Israël spint garen bij de ISIS-terreur die over Europa en Turkije spoelt. Plotseling is er begrip voor strenge preventieve veiligheidsmaatregelen in de Joodse staat tegen Palestijnse terreur, bijvoorbeeld bij de toegang tot het internationale vliegveld bij Tel Aviv. De bescheiden plaats van Israël in het gedrukte en elektronische nieuws de afgelopen maanden geeft mij zelfs de indruk dat de kritiek op Israëls bezettingspolitiek en op het harde optreden tegen Palestijnse messentrekkers aan emotionele scherpte verliest.
De ISIS-terreur in Parijs en Brussel, met lijnen naar Rotterdam, opent de gesloten ogen en geesten voor de precaire veiligheidssituatie waarin Israël zich bevindt. Dat die in Israëls bestaan ingebouwde onveiligheid kan worden afgeleid van de voortdurende bezetting, is een argument dat naarmate de ISIS-terreur uit extreem islamitisch gedachtegoed toeslaat, irrelevant lijkt te worden.

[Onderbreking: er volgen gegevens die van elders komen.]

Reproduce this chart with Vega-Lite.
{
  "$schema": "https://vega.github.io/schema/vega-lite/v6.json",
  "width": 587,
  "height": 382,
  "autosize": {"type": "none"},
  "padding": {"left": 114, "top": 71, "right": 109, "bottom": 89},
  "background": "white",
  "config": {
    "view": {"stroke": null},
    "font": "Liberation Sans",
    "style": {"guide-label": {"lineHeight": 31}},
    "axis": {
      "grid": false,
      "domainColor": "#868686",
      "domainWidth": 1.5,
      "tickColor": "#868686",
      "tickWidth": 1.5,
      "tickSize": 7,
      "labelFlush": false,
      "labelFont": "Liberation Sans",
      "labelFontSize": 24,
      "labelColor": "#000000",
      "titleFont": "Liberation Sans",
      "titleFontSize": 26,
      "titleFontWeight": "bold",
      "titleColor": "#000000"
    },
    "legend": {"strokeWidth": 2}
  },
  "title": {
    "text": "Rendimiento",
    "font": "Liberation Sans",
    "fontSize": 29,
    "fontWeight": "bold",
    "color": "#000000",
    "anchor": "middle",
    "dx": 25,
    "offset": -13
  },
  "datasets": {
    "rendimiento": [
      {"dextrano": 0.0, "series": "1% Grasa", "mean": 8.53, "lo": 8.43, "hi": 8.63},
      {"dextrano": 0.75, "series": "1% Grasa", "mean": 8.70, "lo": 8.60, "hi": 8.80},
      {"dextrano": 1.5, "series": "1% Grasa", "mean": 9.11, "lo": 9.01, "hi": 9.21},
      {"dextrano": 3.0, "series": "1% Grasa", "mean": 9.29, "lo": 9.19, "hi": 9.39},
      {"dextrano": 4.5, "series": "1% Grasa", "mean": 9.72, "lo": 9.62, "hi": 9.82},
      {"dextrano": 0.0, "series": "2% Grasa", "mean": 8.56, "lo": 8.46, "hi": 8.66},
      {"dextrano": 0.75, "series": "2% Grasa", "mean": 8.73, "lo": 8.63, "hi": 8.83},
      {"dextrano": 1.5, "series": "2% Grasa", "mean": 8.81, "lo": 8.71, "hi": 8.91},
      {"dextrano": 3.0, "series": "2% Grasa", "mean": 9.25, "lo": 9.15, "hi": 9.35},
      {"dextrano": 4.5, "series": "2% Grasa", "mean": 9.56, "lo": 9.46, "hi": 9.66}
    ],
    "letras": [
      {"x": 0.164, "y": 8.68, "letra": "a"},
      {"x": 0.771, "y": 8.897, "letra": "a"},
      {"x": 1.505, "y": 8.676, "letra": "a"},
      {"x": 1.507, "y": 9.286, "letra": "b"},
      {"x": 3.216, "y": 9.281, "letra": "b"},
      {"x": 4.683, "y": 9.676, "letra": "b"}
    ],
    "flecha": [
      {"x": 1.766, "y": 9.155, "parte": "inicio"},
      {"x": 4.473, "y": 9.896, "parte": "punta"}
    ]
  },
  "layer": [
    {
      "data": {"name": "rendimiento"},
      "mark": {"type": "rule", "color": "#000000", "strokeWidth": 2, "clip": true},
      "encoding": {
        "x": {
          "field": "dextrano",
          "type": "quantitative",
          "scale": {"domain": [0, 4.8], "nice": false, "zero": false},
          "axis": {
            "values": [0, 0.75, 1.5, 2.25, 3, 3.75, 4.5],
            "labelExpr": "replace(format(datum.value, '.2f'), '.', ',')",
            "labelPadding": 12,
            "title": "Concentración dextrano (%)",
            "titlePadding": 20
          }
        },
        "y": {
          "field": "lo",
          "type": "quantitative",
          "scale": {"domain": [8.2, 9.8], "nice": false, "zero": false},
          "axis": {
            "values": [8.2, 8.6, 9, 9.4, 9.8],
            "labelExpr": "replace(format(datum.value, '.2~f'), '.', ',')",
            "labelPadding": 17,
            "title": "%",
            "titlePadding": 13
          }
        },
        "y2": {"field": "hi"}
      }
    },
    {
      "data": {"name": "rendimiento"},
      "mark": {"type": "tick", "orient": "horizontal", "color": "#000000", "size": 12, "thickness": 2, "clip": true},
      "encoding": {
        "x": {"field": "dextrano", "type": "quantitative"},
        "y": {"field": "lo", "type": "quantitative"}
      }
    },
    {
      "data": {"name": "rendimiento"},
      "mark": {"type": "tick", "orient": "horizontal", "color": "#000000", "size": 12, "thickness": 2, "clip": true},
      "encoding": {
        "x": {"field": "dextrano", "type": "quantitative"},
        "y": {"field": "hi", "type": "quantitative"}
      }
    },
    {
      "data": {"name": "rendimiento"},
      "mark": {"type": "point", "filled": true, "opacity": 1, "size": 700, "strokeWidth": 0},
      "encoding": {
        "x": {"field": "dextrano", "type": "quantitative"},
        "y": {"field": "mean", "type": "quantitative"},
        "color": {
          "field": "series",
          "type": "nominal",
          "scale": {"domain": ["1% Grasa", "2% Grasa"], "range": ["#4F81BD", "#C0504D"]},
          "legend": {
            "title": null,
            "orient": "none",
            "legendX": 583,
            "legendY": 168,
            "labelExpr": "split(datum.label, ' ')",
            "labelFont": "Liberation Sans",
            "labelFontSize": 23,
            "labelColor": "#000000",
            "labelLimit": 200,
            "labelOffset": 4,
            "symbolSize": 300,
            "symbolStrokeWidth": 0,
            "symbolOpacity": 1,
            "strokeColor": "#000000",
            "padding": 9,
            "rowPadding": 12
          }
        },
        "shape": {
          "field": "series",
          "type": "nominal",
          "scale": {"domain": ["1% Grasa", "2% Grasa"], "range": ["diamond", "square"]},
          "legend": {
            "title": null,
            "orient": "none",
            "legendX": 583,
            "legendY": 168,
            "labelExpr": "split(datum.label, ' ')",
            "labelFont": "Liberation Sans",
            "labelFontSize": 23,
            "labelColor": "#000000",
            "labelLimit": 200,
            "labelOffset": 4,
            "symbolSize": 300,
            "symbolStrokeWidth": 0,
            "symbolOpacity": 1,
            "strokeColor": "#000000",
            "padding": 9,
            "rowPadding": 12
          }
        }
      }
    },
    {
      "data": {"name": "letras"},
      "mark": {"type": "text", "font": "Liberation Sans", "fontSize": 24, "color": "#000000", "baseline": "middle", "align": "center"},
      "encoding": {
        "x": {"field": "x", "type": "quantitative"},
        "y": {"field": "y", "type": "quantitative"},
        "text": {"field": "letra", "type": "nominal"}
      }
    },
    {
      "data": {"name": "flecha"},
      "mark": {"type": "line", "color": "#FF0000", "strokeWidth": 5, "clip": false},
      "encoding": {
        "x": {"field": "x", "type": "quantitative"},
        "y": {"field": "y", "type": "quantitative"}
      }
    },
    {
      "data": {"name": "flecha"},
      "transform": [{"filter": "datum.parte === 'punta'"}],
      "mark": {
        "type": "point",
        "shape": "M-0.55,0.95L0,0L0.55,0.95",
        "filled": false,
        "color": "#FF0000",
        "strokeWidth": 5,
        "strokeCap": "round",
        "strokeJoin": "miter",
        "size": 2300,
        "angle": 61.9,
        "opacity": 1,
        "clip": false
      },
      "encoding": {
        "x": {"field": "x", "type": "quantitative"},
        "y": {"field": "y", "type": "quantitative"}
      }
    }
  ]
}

Vanuit mijn perspectief wordt er een bladzijde in Israëls bestaansstrijd omgeslagen. In het nieuwe, emotionele, maar ook politiek gedragen anti-islamsentiment is weinig, of te weinig ruimte het op te nemen voor de Palestijnse zaak. Anders gezegd: de ISIS-terreur, die zo gretig Israël als de duivelse boosdoener aanwijst, ondermijnt de Palestijnse vrijheidsdrang, en wel zo ernstig dat het zicht op het einde van de Israëlische bezetting achter de horizon verdwijnt. Blij ben ik daar niet mee, maar als commentator moet ik de realiteit, zoals ik die beschouw, onder ogen zien. Die realiteit is dat het ‘Oude Israël’ verdwijnt en er vier generaties na de Sjoa in Israël een nieuw Joods (Israëlisch) volk is opgestaan dat Joodser en nationalistischer is dan de eraan voorafgaande generaties.
Er zijn ontwikkelingen in Israël die mij zeer ongerust maken maar in Jeruzalem zelfs als vanzelfsprekend worden ervaren. Wat te denken van een wetsvoorstel om parlementsleden het recht te geven andere parlementsleden (Israëlische Arabieren) uit de Knesset te zetten, om maar een voorbeeld te geven van de nieuwe tijdsgeest daar. Dat Israëls opperrabbijnen, die afgaan op oude teksten, vaak dingen zeggen waarvan je oren tuiten, weten we wel. Naar mijn innerlijk kompas te oordelen, heeft de Sefardische opperrabbijn Yitzhak Yosef het wel erg bont gemaakt. Niet-Joden hebben volgens hem niet het recht in het Land van Israël te leven, tenzij ze Joden dienen, dan mogen zij blijven. Wie wijst hem terecht? Stilte.
Een politieke campagne, ‘Het breken van de stilte’, een uit oud-militairen bestaande organisatie die het handelen van het leger in bezet gebied aan de kaak stelt, is in volle gang. De leden van deze organisatie worden wegens het onthullen van wat als oorlogsmisdaden kan worden aangemerkt, als verraders gebrandmerkt. Dat deze militairen met kennis van zaken opkomen voor de ethische waarden van het leger en de maatschappij, wordt ook door de oud-soldaat Netanjahoe niet gewaardeerd.
Het lag en ligt voor de hand dat bezetting met uitwassen gepaard gaat, verzet of niet.
Israël komt echter los van de internationale radar die nu inzoomt op ISIS.
Premier Netanjahoe en zijn geestverwanten hebben de wind in hun ideologische zeilen en stomen door de afzwakkende golven van interne en internationale kritiek naar een Israël naar hun ideologisch evenbeeld. En we weten wat dat is: Judea en Samaria is van ons, in welke staatkundige vorm dan ook.